Viewing docs for v0.3.1 · view latest docs

Collectors

Bewitch has 8 metric collectors. All implement the Collector interface with Name() and Collect() methods. Collectors run in parallel via goroutines on each tick. The daemon uses a GCD-based tick scheduler to fire each collector at its configured interval.

CPU

Reads per-core CPU usage from /proc/stat. Computes delta percentages between samples. The first sample after startup is discarded (needs a baseline).

  • Metrics: per-core usage %, aggregate %
  • Storage: cpu_metrics table
  • Default interval: inherits default_interval (5s)

Memory

Reads /proc/meminfo for total, free, available, buffers, cached, and swap. Computes used bytes and used percentage.

  • Metrics: total, used, free, available, buffers, cached, swap (bytes + percentages)
  • Storage: memory_metrics table

Disk

Three data sources per mount: space usage (via statfs), I/O rates (via /proc/diskstats), and SMART health (via smartctl or direct device access).

Space

  • Metrics: total, used, free bytes; used percentage per mount
  • Mount filtering: /snap/ and /run/ excluded by default

I/O

  • Metrics: read/write bytes per second per device
  • Delta-based: keeps previous reading, computes rate. First sample discarded.

SMART Health

Reads SMART data per physical device (not per partition). Multiple mounts from the same disk share one SMART read. SMART data is live-only — not stored in the database since it changes slowly.

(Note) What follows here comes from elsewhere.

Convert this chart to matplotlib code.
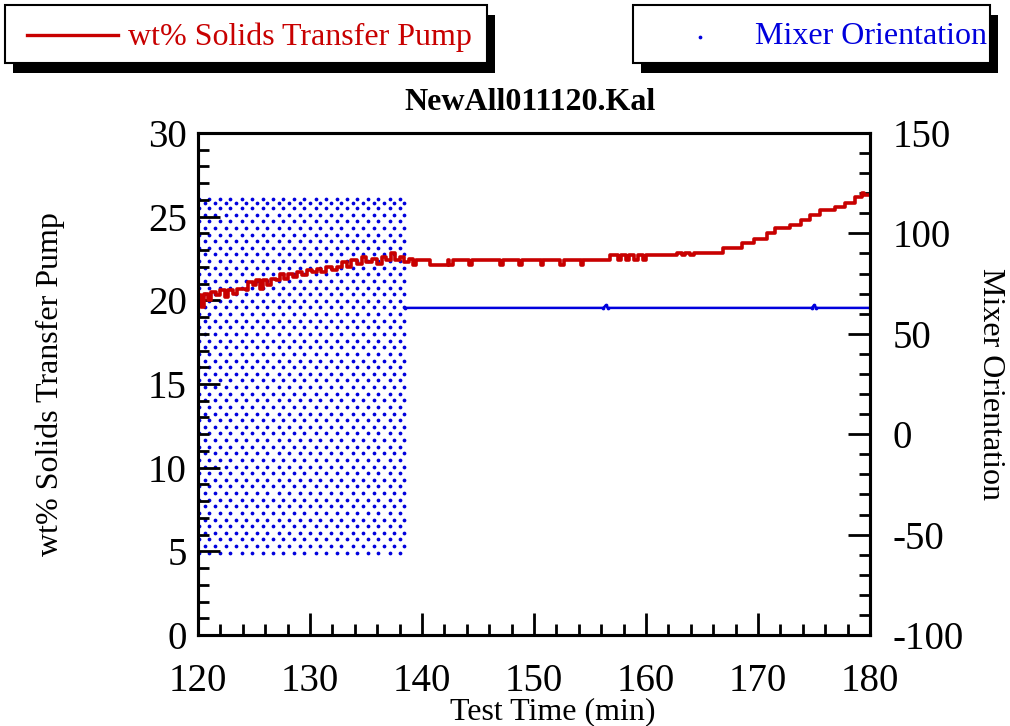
"""
Recreation of the KaleidaGraph plot NewAll011120.Kal:
wt% solids (left axis, step line) and mixer orientation (right axis, dots).
"""

import matplotlib
matplotlib.use('Agg')
import matplotlib.pyplot as plt
from matplotlib.patches import Rectangle
from matplotlib.ticker import MultipleLocator
import numpy as np

# wt% Solids Transfer Pump
wt_time = [120.0, 120.3, 120.5, 120.9, 121.2, 121.6, 122.0, 122.4, 122.7, 123.1,
           123.5, 124.3, 124.5, 124.9, 125.2, 125.5, 125.8, 126.2, 126.5, 127.0,
           127.3, 127.7, 128.0, 128.5, 128.8, 129.3, 129.7, 130.2, 130.6, 131.0,
           131.4, 132.0, 132.4, 132.9, 133.3, 133.7, 134.2, 134.6, 135.0, 135.5,
           136.0, 136.4, 136.8, 137.2, 137.6, 138.0, 138.4, 138.8, 139.2, 139.5,
           140.7, 142.3, 142.4, 142.5, 142.8, 144.2, 144.5, 147.0, 147.2, 148.7,
           148.9, 150.6, 150.8, 152.3, 152.7, 154.2, 154.4, 156.8, 157.5, 157.8,
           158.2, 158.5, 158.9, 159.3, 159.7, 160.0, 160.4, 162.8, 163.2, 163.5,
           163.9, 164.3, 166.9, 168.6, 169.6, 170.8, 171.5, 172.9, 173.8, 174.6,
           175.5, 176.9, 177.8, 178.7, 179.3, 179.5, 180.0]
wt_value = [20.3, 19.6, 20.4, 20.0, 20.5, 20.3, 20.6, 20.2, 20.6, 20.4,
            20.7, 20.6, 21.1, 20.9, 21.2, 20.7, 21.2, 20.9, 21.3, 21.2,
            21.6, 21.3, 21.6, 21.4, 21.7, 21.5, 21.8, 21.7, 21.9, 21.7,
            22.0, 21.8, 22.0, 22.3, 22.0, 22.4, 22.2, 22.6, 22.3, 22.5,
            22.2, 22.6, 22.4, 22.8, 22.4, 22.6, 22.3, 22.5, 22.1, 22.4,
            22.1, 22.4, 22.1, 22.1, 22.4, 22.1, 22.4, 22.1, 22.4, 22.1,
            22.4, 22.1, 22.4, 22.1, 22.4, 22.1, 22.4, 22.7, 22.4, 22.7,
            22.4, 22.7, 22.4, 22.7, 22.4, 22.7, 22.7, 22.85, 22.7, 22.85,
            22.7, 22.85, 23.1, 23.45, 23.65, 24.0, 24.3, 24.5, 24.8, 25.1,
            25.4, 25.6, 25.8, 26.2, 26.4, 26.3, 26.3]

# Mixer orientation while sweeping: sample columns and angle rows
mix_col_time = [120.1, 120.6, 121.0, 121.5, 122.0, 122.5, 122.9, 123.4, 123.9, 124.3,
                124.8, 125.3, 125.8, 126.2, 126.7, 127.2, 127.6, 128.1, 128.6, 129.1,
                129.5, 130.0, 130.5, 130.9, 131.4, 131.9, 132.4, 132.8, 133.3, 133.8,
                134.2, 134.7, 135.2, 135.7, 136.1, 136.6, 137.1, 137.5, 138.0, 138.4]
mix_rows_even = [-59.0, -52.4, -45.8, -39.2, -32.6, -26.0, -19.4, -12.8, -6.2, 0.4,
                 7.0, 13.6, 20.2, 26.8, 33.4, 40.0, 46.6, 53.2, 59.8, 66.4,
                 73.0, 79.6, 86.2, 92.8, 99.4, 106.0, 112.6, 117.0]
mix_rows_odd = [-55.7, -49.1, -42.5, -35.9, -29.3, -22.7, -16.1, -9.5, -2.9, 3.7,
                10.3, 16.9, 23.5, 30.1, 36.7, 43.3, 49.9, 56.5, 63.1, 69.7,
                76.3, 82.9, 89.5, 96.1, 102.7, 109.3, 115.0]

# Mixer orientation once parked
mix_hold_time = [138.5, 156.2, 156.4, 156.6, 174.8, 175.0, 175.2, 180.0]
mix_hold_value = [62.9, 62.9, 64.1, 62.9, 62.9, 64.1, 62.9, 62.9]

RED = '#c80000'
BLUE = '#0000dd'
FONT = 'Liberation Serif'


def main():
    plt.rcParams['font.family'] = [FONT, 'DejaVu Serif']
    plt.rcParams['axes.unicode_minus'] = False
    fig = plt.figure(figsize=(10.1, 7.26), dpi=100)
    W, H = 1010.0, 726.0
    ax = fig.add_axes([198 / W, 1 - 635 / H, 672 / W, 502 / H])
    ax2 = ax.twinx()

    # Mixer dots (right axis)
    xs, ys = [], []
    for i, t in enumerate(mix_col_time):
        rows = mix_rows_even if i % 2 == 0 else mix_rows_odd
        xs += [t] * len(rows)
        ys += rows
    ax2.plot(xs, ys, 'o', color=BLUE, ms=2.7, mew=0, zorder=2)
    ax2.plot(mix_hold_time, mix_hold_value, '-', color=BLUE, lw=1.8, zorder=2)
    ax2.plot(mix_hold_time, mix_hold_value, 'o', color=BLUE, ms=2.7, mew=0, zorder=2)

    # wt% step trace (left axis) drawn on top
    ax.set_zorder(ax2.get_zorder() + 1)
    ax.patch.set_visible(False)
    ax.plot(wt_time, wt_value, color=RED, lw=2.6, drawstyle='steps-post')

    ax.set_xlim(120, 180)
    ax.set_ylim(0, 30)
    ax2.set_ylim(-100, 150)

    ax.xaxis.set_major_locator(MultipleLocator(10))
    ax.xaxis.set_minor_locator(MultipleLocator(2))
    ax.yaxis.set_major_locator(MultipleLocator(5))
    ax.yaxis.set_minor_locator(MultipleLocator(1))
    ax2.yaxis.set_major_locator(MultipleLocator(50))
    ax2.yaxis.set_minor_locator(MultipleLocator(10))

    for a in (ax, ax2):
        a.tick_params(which='major', direction='in', length=16, width=2.0,
                      labelsize=28)
        a.tick_params(which='minor', direction='in', length=8, width=2.0)
        for s in a.spines.values():
            s.set_linewidth(2.2)
    ax.tick_params(axis='x', which='both', top=False, pad=20)
    ax.tick_params(axis='y', which='both', right=False, pad=8)
    ax2.tick_params(axis='y', pad=16)

    ax.set_xlabel('Test Time (min)', fontsize=23, labelpad=-2)
    ax.xaxis.label.set_x((553 - 198) / 672)
    ax.set_ylabel('wt% Solids Transfer Pump', fontsize=23, labelpad=60)
    ax2.set_ylabel('Mixer Orientation', fontsize=23, rotation=270, labelpad=30)
    fig.text(530 / W, 1 - 103 / H, 'NewAll011120.Kal', fontsize=23,
             fontweight='bold', ha='center', va='center')

    # Legend boxes with drop shadows (pixel coords, top-left origin)
    def box(x0, y0, x1, y1):
        fig.add_artist(Rectangle((x0 / W + 8 / W, 1 - (y1 + 10) / H),
                                 (x1 - x0) / W, (y1 - y0) / H,
                                 transform=fig.transFigure, facecolor='black',
                                 edgecolor='black', lw=0))
        fig.add_artist(Rectangle((x0 / W, 1 - y1 / H), (x1 - x0) / W, (y1 - y0) / H,
                                 transform=fig.transFigure, facecolor='white',
                                 edgecolor='black', lw=1.5))

    box(5, 5, 487, 63)
    fig.add_artist(plt.Line2D([27 / W, 118 / W], [1 - 35 / H, 1 - 35 / H],
                              color=RED, lw=2.4, transform=fig.transFigure))
    fig.text(128 / W, 1 - 37 / H, 'wt% Solids Transfer Pump', fontsize=23,
             color=RED, ha='left', va='center')

    box(633, 5, 990, 63)
    fig.add_artist(plt.Line2D([700 / W], [1 - 37 / H], marker='o', ms=2.7, mew=0,
                              color=BLUE, transform=fig.transFigure))
    fig.text(755 / W, 1 - 37 / H, 'Mixer Orientation', fontsize=23,
             color=BLUE, ha='left', va='center')

    fig.savefig('out.png', dpi=100)


if __name__ == '__main__':
    main()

  • NVMe: available spare %, percent used, critical warning, temperature, power-on hours, power cycles
  • SATA: reallocated sectors, pending sectors, uncorrectable errors, temperature, power-on hours
  • Fallback chain: smartctl (preferred) → smart.go library → direct SAT passthrough
  • Requires: CAP_SYS_RAWIO capability (configured by Debian package)
bewitch.toml
[collectors.disk]
interval = "30s"
smart_interval = "5m"  # min 30s, "0" to disable
exclude_mounts = ["/boot/efi"]

Network

Reads per-interface bytes from /proc/net/dev. Computes RX/TX bytes per second. Delta-based with first sample discarded.

  • Metrics: rx_bytes/sec, tx_bytes/sec per interface
  • Storage: network_metrics table with dimension IDs for interface names

ECC

Reads ECC memory error counts from /sys/devices/system/edac/. Live-only data — not stored in DB. Useful for servers with ECC memory.

  • Metrics: correctable and uncorrectable error counts per DIMM
  • Default interval: 60s (ECC errors change very infrequently)

Temperature

Reads hardware sensor temperatures from /sys/class/hwmon/. Caches sensor paths and refreshes every 60 seconds to avoid expensive glob operations.

  • Metrics: temperature in °C per sensor
  • Storage: temperature_metrics table with dimension IDs for sensor names
  • Can be disabled via enabled = false in config
  • Displayed in the Hardware tab's Temperature sub-section

Power

Reads power consumption from Linux powercap/RAPL zones at /sys/class/powercap/. Delta-based, computes watts from energy counter differences. Caches zone paths (60s refresh).

  • Metrics: watts per power zone (package, core, uncore, DRAM)
  • Storage: power_metrics table with dimension IDs for zone names
  • Can be disabled via enabled = false in config

Process

Two-phase collection. Phase 1 cheaply scans all /proc/[pid]/stat files. Phase 2 enriches the top N processes (by CPU/memory) plus pinned processes with expensive data.

Phase 1 (all processes)

  • PID, name, state, CPU%, RSS, thread count
  • Very fast — reads a single file per process

Phase 2 (enriched processes)

  • Command line, UID, FD count, detailed memory breakdown
  • Reads /proc/[pid]/cmdline, /proc/[pid]/status, /proc/[pid]/fd
  • Default: top 100 processes enriched

Process pinning

Pinned processes always receive Phase 2 enrichment regardless of ranking. Useful for monitoring low-resource but critical services.

bewitch.toml
[collectors.process]
max_processes = 100
pinned = ["nginx*", "postgres", "redis-server"]

Pins can also be set interactively in the TUI with the * key. TUI pins persist in the daemon's preferences database across restarts.

Collector Backoff

When a collector's Collect() returns an error, consecutive failures trigger exponential backoff. The collector skips 2^(n-1) intervals (capped at 64x) before retrying. On success, the failure count resets immediately. First error is always logged; subsequent errors include attempt count and backoff duration.

Parallel Collection

Collectors due on each tick run concurrently via goroutines, reducing total cycle time. Results are gathered with sync.WaitGroup. The API cache is updated immediately after collection, then samples are enqueued to a buffered channel for asynchronous database writing. If the write channel is full, the batch is dropped with a warning.